Hace algunos años, cuando yo viajaba invitado a Hungría, me llegó a Lima una carta de Pepe en verso, en tercetos magistralmente medidos y rimados. En la que me hacía algunos encargos para su hija María Teresa que se hallaba estudiando en Budapest. Yo recibí la epístola la víspera de mi partida, por lo que me vi obligado a responderle desde el avión y depositarla en el aeropuerto de Madrid. Fue así que iniciamos una correspondencia que duró varios meses y que por iniciativa de Harold Alva recién este año se dará a conocer en su sello editorial.

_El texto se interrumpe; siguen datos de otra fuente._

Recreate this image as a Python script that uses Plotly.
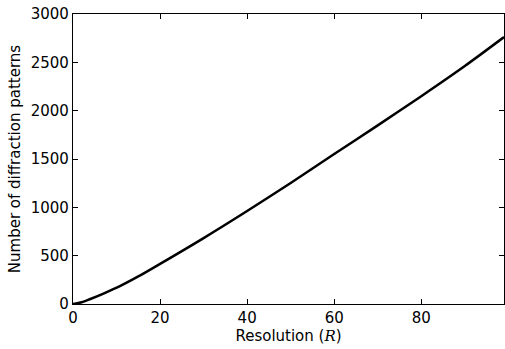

Le daba cuenta en mi carta de la muerte de mi madre y el nacimiento de mi hija Anita en 1975 me había convertido en abuelo de tres nietos diminutos, dos hombres y una mujercita: Gabriel, Micael y Daniela como su mamá. Le decía a Pepe en mis líneas rimadas que a mi hija: “por nombre le hemos puesto, te cuento, Ana Daniela, / Ana por mi mamá (nombrarla nos consuela) / y Daniel es un tío, hermano de su abuela/ que para mí fue siempre un padre cariñoso, / jamás parió la tierra hombre tan generoso / con años y con canas, si lo vieras, hermoso”. Le confesaba mis grandes y pequeños dolores. Pepe Ruiz Rosas, a su vez, me respondía diciéndome: “y transcurres la escala de la broma y lo serio/ como quien no conoce ningún otro misterio/ que saberse una parte de su mismo salterio./ Por eso te refieres a los tuyos y dices/ los momentos más tristes como los más felices/ con los más adecuados tonos y sus matices”.

La misiva mía finalizaba con un aire de aliento primaveral en los días limeños de noviembre: “Bueno, mi caro Pepe, florece hoy la cereza/ primaveral y roja. No quiero más tristeza./ Brindemos por mi viaje y por María Teresa/ que espera tus noticias (eso te lo aseguro) y se pondrá contenta (desde ya te lo auguro). De poeta a poeta: un abrazo de Arturo.”

Ágiles y livianas. Allí están las cartas, de dos poetas amigos, aleteando por cielos lejanos, en espera de que lleguen a las manos de los lectores, antes de que envejezcan los carteros.